Improve storage schema: The latest CSV files are normalized as opposed to the first versions. There are ids for the pickup and dropdown locations instead of coordinates. The coordinate ids could be de-normalized to get the actual coordinates and produce and homogeneous schema.
Improve meaningfulness of errors: Errors are currently raised as Python exceptions but they should be made more meaningful for the user. Some additional tests for common errors in data should be added and their exceptions added and handled.

Longer term:

Performance improvements: Apart from the improvements mentioned here. In this specific case, one performance improvement could be achieved by moving the computation to the location of the data. The pipeline could be run in AWS in the same region where the data is stored to reduce the data transfer time.
Docker and services: Docker can be used to bundled the pipeline and environment to be able to run it as a micro-service.
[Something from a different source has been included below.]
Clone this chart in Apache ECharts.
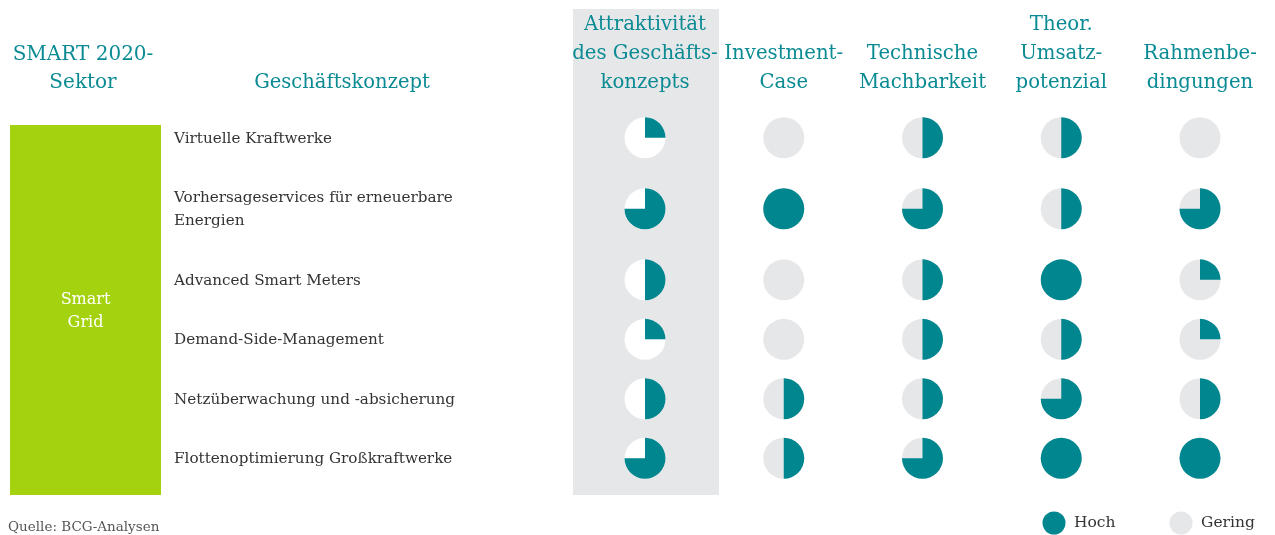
<!DOCTYPE html>
<html><head><meta charset="utf-8">
<script src="https://cdn.jsdelivr.net/npm/echarts@6/dist/echarts.min.js"></script>
<style>html,body{margin:0;padding:0;background:#fff}#c{width:1275px;height:535px}</style>
</head><body><div id="c"></div><script>
// ---- data ----
const sectorHeader = 'SMART 2020-\nSektor';
const conceptHeader = 'Geschäftskonzept';
const sectorName = 'Smart\nGrid';
const columns = ['Attraktivität\ndes Geschäfts-\nkonzepts', 'Investment-\nCase', 'Technische\nMachbarkeit', 'Theor.\nUmsatz-\npotenzial', 'Rahmenbe-\ndingungen'];
const concepts = ['Virtuelle Kraftwerke', 'Vorhersageservices für erneuerbare\nEnergien', 'Advanced Smart Meters', 'Demand-Side-Management', 'Netzüberwachung und -absicherung', 'Flottenoptimierung Großkraftwerke'];
// filled quarters (0 = Gering ... 4 = Hoch), one value per concept
const attraktivitaet   = [1, 3, 2, 1, 2, 3];
const investmentCase   = [0, 4, 0, 0, 2, 2];
const machbarkeit      = [2, 3, 2, 2, 2, 3];
const umsatzpotenzial  = [2, 2, 4, 2, 3, 4];
const rahmenbedingungen = [0, 3, 1, 1, 2, 4];
const legendLabels = ['Hoch', 'Gering'];
const sourceText = 'Quelle: BCG-Analysen';

// ---- style ----
const TEAL = '#00868f';
const HEAD = '#0a8b94';
const GREY = '#e6e7e9';
const GREEN = '#a5d20f';
const FONT = '"DejaVu Serif", serif';

// ---- layout: row heights grow with number of label lines ----
const rowUnits = concepts.map(c => 1 + 0.39 * (c.split('\n').length - 1));
const rowCenters = [];
let acc = 0;
rowUnits.forEach(u => { rowCenters.push(acc + u / 2); acc += u; });
const totalUnits = acc;

const valueCols = [attraktivitaet, investmentCase, machbarkeit, umsatzpotenzial, rahmenbedingungen];
const ballData = [];
valueCols.forEach((arr, ci) => arr.forEach((v, ri) => ballData.push([ci, rowCenters[ri], v, ri])));
const labelData = concepts.map((c, i) => [0, rowCenters[i], i]);

function renderBall(params, api) {
  const p = api.coord([api.value(0), api.value(1)]);
  const q = api.value(2);
  const ci = api.value(0);
  const r = 20.5;
  const children = [{ type: 'circle', shape: { cx: p[0], cy: p[1], r: r }, style: { fill: ci === 0 ? '#ffffff' : GREY } }];
  if (q >= 4) {
    children.push({ type: 'circle', shape: { cx: p[0], cy: p[1], r: r }, style: { fill: TEAL } });
  } else if (q > 0) {
    children.push({ type: 'sector', shape: { cx: p[0], cy: p[1], r0: 0, r: r, startAngle: -Math.PI / 2, endAngle: -Math.PI / 2 + q * Math.PI / 2, clockwise: true }, style: { fill: TEAL } });
  }
  return { type: 'group', children: children };
}

function renderLabel(params, api) {
  const p = api.coord([0, api.value(1)]);
  return { type: 'text', x: 174, y: p[1] + 1, style: { text: concepts[api.value(2)], font: '15.2px ' + FONT, fill: '#333333', verticalAlign: 'middle', align: 'left', lineHeight: 23 } };
}

const chart = echarts.init(document.getElementById('c'), null, { renderer: 'canvas' });
chart.setOption({
  animation: false,
  backgroundColor: '#ffffff',
  grid: { left: 575.625, right: 5.625, top: 108, height: 380 },
  xAxis: {
    type: 'category', data: columns, position: 'top', boundaryGap: true,
    axisLine: { show: false }, axisTick: { show: false }, splitLine: { show: false },
    axisLabel: { interval: 0, color: HEAD, fontFamily: FONT, fontSize: 19.7, lineHeight: 29, margin: 11 }
  },
  yAxis: { type: 'value', inverse: true, min: 0, max: totalUnits, show: false },
  graphic: [
    { type: 'rect', z: -10, shape: { x: 573, y: 9, width: 146, height: 486 }, style: { fill: GREY } },
    { type: 'rect', z: -10, shape: { x: 10, y: 125, width: 151, height: 370 }, style: { fill: GREEN } },
    { type: 'text', x: 85.5, y: 311, style: { text: sectorName, font: '16px ' + FONT, fill: '#ffffff', align: 'center', verticalAlign: 'middle', lineHeight: 23 } },
    { type: 'text', x: 83, y: 69, style: { text: sectorHeader, font: '20px ' + FONT, fill: HEAD, align: 'center', verticalAlign: 'middle', lineHeight: 28 } },
    { type: 'text', x: 342, y: 83, style: { text: conceptHeader, font: '19.5px ' + FONT, fill: HEAD, align: 'center', verticalAlign: 'middle' } },
    { type: 'text', x: 8, y: 527, style: { text: sourceText, font: '13.5px ' + FONT, fill: '#555555', align: 'left', verticalAlign: 'middle' } },
    { type: 'circle', shape: { cx: 1054, cy: 523, r: 11.5 }, style: { fill: TEAL } },
    { type: 'text', x: 1074, y: 523, style: { text: legendLabels[0], font: '15.5px ' + FONT, fill: '#333333', align: 'left', verticalAlign: 'middle' } },
    { type: 'circle', shape: { cx: 1181, cy: 523, r: 11.5 }, style: { fill: GREY } },
    { type: 'text', x: 1201, y: 523, style: { text: legendLabels[1], font: '15.5px ' + FONT, fill: '#333333', align: 'left', verticalAlign: 'middle' } }
  ],
  series: [
    { type: 'custom', name: 'balls', renderItem: renderBall, data: ballData, encode: { x: 0, y: 1 }, clip: false },
    { type: 'custom', name: 'labels', renderItem: renderLabel, data: labelData, encode: { y: 1 }, clip: false, silent: true }
  ]
});
</script></body></html>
A light wrapper with FastAPI or Flask and a simple API documented with Open API and swagger could provide a simple web interface.
Pipeline engine: The handling of the pipeline workflow would benefit from the use of a pipeline system like Airflow which can handle complex dependencies in distributed systems.
Additional cleaning: Additional exploration and validation of the data would be required to spot possible problems and be sure that the results are meaningful. Plotting of the data distributions for the different numerical columns would help with this.
Output schema: The output can be improved to support different data formats. Particularly, once the data structure is fully understood and the additional problems to be solved are defined, a data model can be created to output the data. If the data were to be output as a JSON a JSON Schema could be very useful for validation and documentation. Metadata are, in general, as important as data.
FAIR principles: Improvements to follow the FAIR principles (Findable, Accessible, Interoperable, Reusable) would be very useful.